* [Instructions for the task] Take the lines from the beginning of the material through the line containing "99.2, 99.5, 99.7]" and retype them exactly, leaving the pictures out.

* [Stored data]

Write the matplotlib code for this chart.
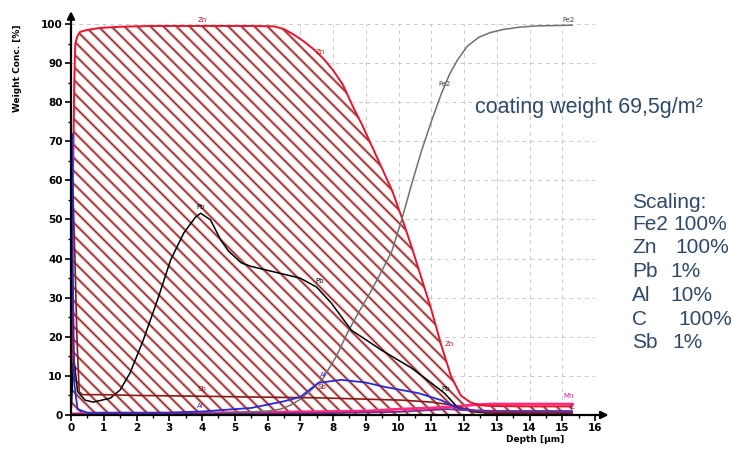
import matplotlib
matplotlib.use("Agg")
import numpy as np
import matplotlib.pyplot as plt
from matplotlib.ticker import MultipleLocator
from matplotlib.collections import LineCollection

# depth profiles (depth in um, weight conc. in %)
zn_depth = [0, 0.03, 0.06, 0.1, 0.13, 0.2, 0.28, 0.5, 0.9, 1.5, 2.5, 4, 5.5, 6.2, 6.5,
            6.8, 7.1, 7.4, 7.7, 8.0, 8.3, 8.6, 8.9, 9.2, 9.5, 9.8, 10.1, 10.4, 10.7,
            11.0, 11.3, 11.6, 11.9, 12.2, 12.5, 12.8, 14, 15.3]
zn_conc = [0, 20, 60, 85, 95, 97, 98, 98.5, 99, 99.3, 99.5, 99.5, 99.5, 99.4, 98.7,
           97.3, 95.6, 93.6, 91.2, 88.2, 84.5, 79, 74, 68.5, 63, 57.5, 50.5, 43, 35,
           27, 18, 10, 5, 3.2, 2.5, 2.3, 2.2, 2.2]

fe2_depth = [0, 3, 5, 6.0, 6.4, 6.7, 7.0, 7.35, 7.7, 8.1, 8.47, 8.8, 9.15, 9.5, 9.8,
             10.1, 10.4, 10.7, 11.0, 11.3, 11.55, 11.8, 12.1, 12.45, 12.8, 13.2, 13.7,
             14.2, 15.3]
fe2_conc = [0.2, 0.3, 0.6, 1.0, 1.5, 2.5, 4.0, 6.5, 9.4, 15, 21.5, 26.5, 31.5, 37, 42,
            50, 59, 67.5, 75, 82, 87, 90.8, 94.3, 96.6, 97.8, 98.6, 99.2, 99.5, 99.7]

pb_depth = [0, 0.08, 0.2, 0.43, 0.68, 1.2, 1.5, 1.8, 2.2, 2.64, 3.04, 3.44, 3.8, 3.96,
            4.26, 4.57, 4.8, 5.2, 5.5, 6.0, 7.0, 7.5, 7.95, 8.56, 9.48, 10.4, 11.0, 11.4,
            11.8, 12.3, 12.8, 15.3]
pb_conc = [0, 15, 6, 3.8, 3.3, 4.3, 6.4, 10.7, 19, 29.4, 39.6, 46.5, 50.6, 51.6,
           49.9, 44.8, 42, 38.9, 38, 37, 35, 32.7, 28.6, 21.7, 16.6, 12, 8.2, 5.6,
           2, 0.8, 0.5, 0.5]

sb_depth = [0, 0.05, 0.12, 0.18, 0.25, 0.35, 1, 2, 4, 5.5, 7.5, 10.1, 11.0, 11.6, 12.2,
            12.8, 15.3]
sb_conc = [0, 60, 40, 20, 6, 5.2, 5.2, 5.0, 4.8, 4.6, 4.4, 3.8, 3.3, 2.6, 1.2, 0.6, 0.5]

al_depth = [0, 0.02, 0.05, 0.1, 0.2, 0.5, 3.0, 4.0, 5.5, 6.5, 7.0, 7.55, 8.25, 9.0, 9.57,
            10.6, 11.3, 11.8, 12.3, 13, 15.3]
al_conc = [0, 72, 40, 8, 1.5, 0.6, 0.6, 0.9, 1.8, 3.5, 4.6, 8.2, 9.0, 8.3, 7.2,
           5.6, 3.8, 1.8, 1.2, 1.0, 1.0]

mn_depth = [0, 4, 9, 10, 11, 11.8, 12.3, 12.8, 15.3]
mn_conc = [0.3, 0.5, 1.0, 1.5, 1.8, 2.2, 2.6, 2.8, 2.8]

c_depth = [0, 4, 8, 10, 11.5, 12.5, 15.3]
c_conc = [0.2, 0.3, 0.5, 0.8, 1.5, 1.0, 0.8]

# small element tags written on the curves: (text, depth, conc, colour)
curve_tags = [
    ("Zn", 4.0, 100.3, "#c01818"), ("Zn", 7.6, 92.0, "#c01818"), ("Zn", 11.55, 17.5, "#c01818"),
    ("Fe2", 15.2, 100.3, "#404040"), ("Fe2", 11.4, 84.0, "#404040"),
    ("Pb", 3.95, 52.5, "black"), ("Pb", 7.6, 33.5, "black"), ("Pb", 11.45, 6.0, "black"),
    ("Sb", 4.0, 5.8, "#8a1010"), ("Sb", 7.65, 6.3, "#8a1010"),
    ("Al", 3.95, 1.6, "#3030c0"), ("Al", 7.7, 9.4, "#3030c0"),
    ("Mn", 15.2, 4.2, "#c02080"), ("C", 15.3, 1.4, "#602060"),
]

scaling_names = ["Fe2", "Zn", "Pb", "Al", "C", "Sb"]
scaling_values = ["100%", "100%", "1%", "10%", "100%", "1%"]

fig = plt.figure(figsize=(7.31, 4.62), dpi=100)
W, H = 731, 462
ax_w, ax_h = 595 - 71, 415 - 24
ax = fig.add_axes([71 / W, 1 - 415 / H, ax_w / W, ax_h / H])
ax.set_xlim(0, 16)
ax.set_ylim(0, 100)

# zinc area: white fill with diagonal hatch lines clipped to it
zn_fill = ax.fill_between(zn_depth, 0, zn_conc, facecolor="white", linewidth=0, zorder=1)
step = 13.0 / ax_w
run = ax_h / ax_w
segs = [[(c, 1.0), (c + run, 0.0)] for c in np.arange(-run, 1.0, step)]
for col, lw, z in [("#f2a8a8", 2.2, 2), ("#7e2a2a", 0.9, 2.1)]:
    hatch = LineCollection(segs, colors=col, linewidths=lw, transform=ax.transAxes, zorder=z)
    hatch.set_clip_path(zn_fill.get_paths()[0], ax.transData)
    ax.add_collection(hatch)

ax.plot(zn_depth, zn_conc, color="#e8142c", lw=1.4, zorder=4)
ax.plot(fe2_depth, fe2_conc, color="#707070", lw=1.1, zorder=4)
ax.plot(pb_depth, pb_conc, color="black", lw=1.1, zorder=4)
ax.plot(sb_depth, sb_conc, color="#8a1a1a", lw=1.2, zorder=4)
ax.plot(al_depth, al_conc, color="#2a2ad0", lw=1.3, zorder=4)
ax.plot(mn_depth, mn_conc, color="#ff2a80", lw=2.0, zorder=3)
ax.plot(c_depth, c_conc, color="#7a2a8a", lw=1.3, zorder=4)

for txt, x, y, col in curve_tags:
    ax.text(x, y, txt, fontsize=5, color=col, ha="center", va="bottom", zorder=5)

ax.grid(True, color="#c8c8c8", lw=0.7, ls=(0, (4, 4)))
ax.set_axisbelow(True)

for s in ["top", "right"]:
    ax.spines[s].set_visible(False)
for s in ["left", "bottom"]:
    ax.spines[s].set_linewidth(1.6)
    ax.spines[s].set_zorder(6)

ax.xaxis.set_major_locator(MultipleLocator(1))
ax.xaxis.set_minor_locator(MultipleLocator(0.5))
ax.yaxis.set_major_locator(MultipleLocator(10))
ax.yaxis.set_minor_locator(MultipleLocator(5))
ax.tick_params(which="major", length=4, width=1.2, labelsize=7.5, pad=2)
ax.tick_params(which="minor", length=2.5, width=1.0)
for lab in ax.get_xticklabels() + ax.get_yticklabels():
    lab.set_fontweight("bold")

# axis arrows
ax.annotate("", xy=(0, 104), xytext=(0, 99.5), annotation_clip=False,
            arrowprops=dict(arrowstyle="-|>", color="black", lw=1.6, mutation_scale=11))
ax.annotate("", xy=(16.5, 0), xytext=(15.9, 0), annotation_clip=False,
            arrowprops=dict(arrowstyle="-|>", color="black", lw=1.6, mutation_scale=11))

fig.text(535 / W, 1 - 440 / H, "Depth [µm]", fontsize=6.5, fontweight="bold",
         ha="center", va="center")
fig.text(18 / W, 1 - 68 / H, "Weight Conc. [%]", fontsize=6.5, fontweight="bold",
         rotation=90, ha="center", va="center")

txt_col = "#2e4a68"
fig.text(475 / W, 1 - 107 / H, "coating weight 69,5g/m²", fontsize=15.5,
         family="Liberation Sans", color=txt_col, va="center")
fig.text(632 / W, 1 - 202 / H, "Scaling:", fontsize=15, family="Liberation Sans",
         color=txt_col, va="center")
value_x = [673, 675, 670, 670, 678, 672]
for i, (name, val) in enumerate(zip(scaling_names, scaling_values)):
    y = 1 - (224 + i * 23.8) / H
    fig.text(632 / W, y, name, fontsize=15, family="Liberation Sans", color=txt_col, va="center")
    fig.text(value_x[i] / W, y, val, fontsize=15, family="Liberation Sans", color=txt_col,
             va="center")

fig.savefig("out.png", dpi=100)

* [The answer]
Write the matplotlib code for this chart.
import matplotlib
matplotlib.use("Agg")
import numpy as np
import matplotlib.pyplot as plt
from matplotlib.ticker import MultipleLocator
from matplotlib.collections import LineCollection

# depth profiles (depth in um, weight conc. in %)
zn_depth = [0, 0.03, 0.06, 0.1, 0.13, 0.2, 0.28, 0.5, 0.9, 1.5, 2.5, 4, 5.5, 6.2, 6.5,
            6.8, 7.1, 7.4, 7.7, 8.0, 8.3, 8.6, 8.9, 9.2, 9.5, 9.8, 10.1, 10.4, 10.7,
            11.0, 11.3, 11.6, 11.9, 12.2, 12.5, 12.8, 14, 15.3]
zn_conc = [0, 20, 60, 85, 95, 97, 98, 98.5, 99, 99.3, 99.5, 99.5, 99.5, 99.4, 98.7,
           97.3, 95.6, 93.6, 91.2, 88.2, 84.5, 79, 74, 68.5, 63, 57.5, 50.5, 43, 35,
           27, 18, 10, 5, 3.2, 2.5, 2.3, 2.2, 2.2]

fe2_depth = [0, 3, 5, 6.0, 6.4, 6.7, 7.0, 7.35, 7.7, 8.1, 8.47, 8.8, 9.15, 9.5, 9.8,
             10.1, 10.4, 10.7, 11.0, 11.3, 11.55, 11.8, 12.1, 12.45, 12.8, 13.2, 13.7,
             14.2, 15.3]
fe2_conc = [0.2, 0.3, 0.6, 1.0, 1.5, 2.5, 4.0, 6.5, 9.4, 15, 21.5, 26.5, 31.5, 37, 42,
            50, 59, 67.5, 75, 82, 87, 90.8, 94.3, 96.6, 97.8, 98.6, 99.2, 99.5, 99.7]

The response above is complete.